Of course, Jeff never indicates what would have counted as ‘not blinking.’ This is pretty typical of such arguments about how lack of sufficient US resolve empowers Russia. It is easy to criticize US policy for weakness, but hard to supply plausible policy alternatives. Here, Jeff deserves some real credit, though. His Foreign Affairs piece may not provide much in the way of concrete counterfactuals, but he has been making recommendations for some time—and here at the Duck of Minerva. 

It turns out, though, that  most of Jeff’s proposals involve tinkering at the margins: tougher sanctions more quickly, a military exercise in Poland, more aerial military patrols, and so forth. We can certainly have a thoughtful debate about the celerity and magnitude of American pressure on Russia over Ukraine. But it strains credulity to believe that these kinds of actions would have led Putin to fear US punishment for intervening on behalf of a beleaguered client in the Middle East. You have to believe that, on the one hand, Moscow’s policies are highly elastic with respect to American displays of resolve and, on the other, that Moscow presents a very serious threat to American security.
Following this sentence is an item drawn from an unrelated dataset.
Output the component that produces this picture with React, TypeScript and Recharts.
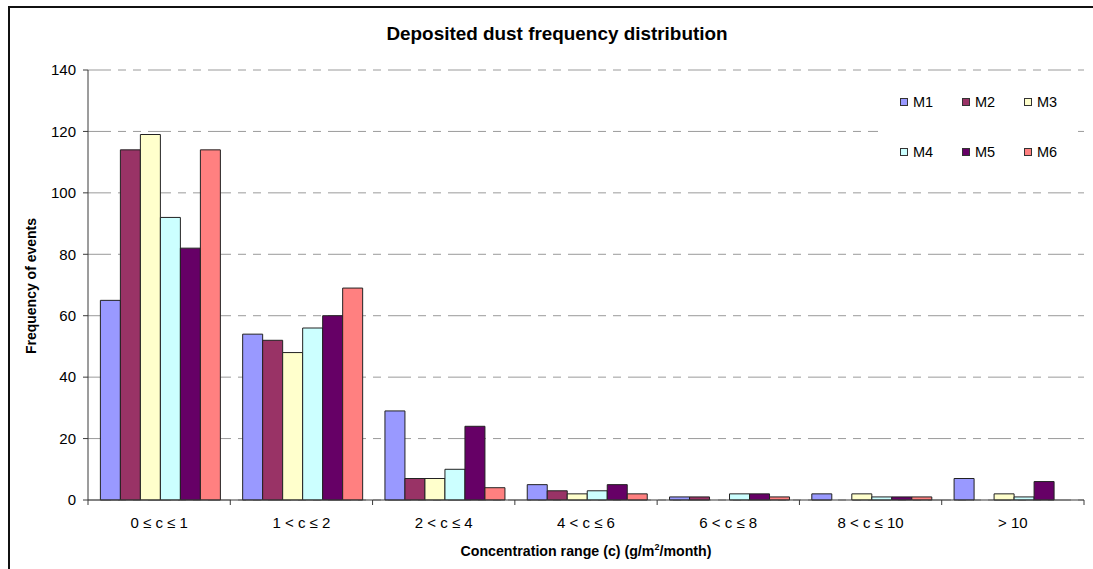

The only major change that I can find in Jeff’s proposals? Supplying lethal aid to Ukraine. Putting aside the inherent wisdom (or lack thereof) of such a policy, this highlights the incoherence of the “paper tiger” narrative. It requires us to believe that supplying lethal aid to Ukraine would have somehow convinced Putin not to intervene in Syria.  That is, to send military force to a conflict in which Washington and its allies already supply lethal aid to the opponents of Russia’s client and are actively deploying military force. If Putin isn’t worried about the risks there, why would he have backed down in a country he see as much more important to Russian security?*

In truth, it seems much more likely that the kind of “forceful response” necessary to deter Russia from its intervention in the Ukraine would’ve involved unacceptable risks for the United States and its allies: red lines backed by the threat of military escalation of one kind or another.

Moreover, why should we believe that more aggressive confrontation of Russia would reduce, rather than increase, the probability of Russian belligerence? I don’t think it particularly difficult to make the case that current Russian belligerence is rooted in Moscow’s conclusion that Washington has no interest in extending Russia its putatively “deserved” great-power perquisites. It isn’t at all clear that more confrontation wouldn’t breed more confrontation. If you’re going to recommend escalating every conflict with Moscow, you better be damn sure that Putin really is a paper tiger.

*And whenever I hear these kinds of arguments I can’t help thinking about the Russia-Georgia War of 2008. The US supplied significant lethal aid to Tbilisi; the Russians simply destroyed it all.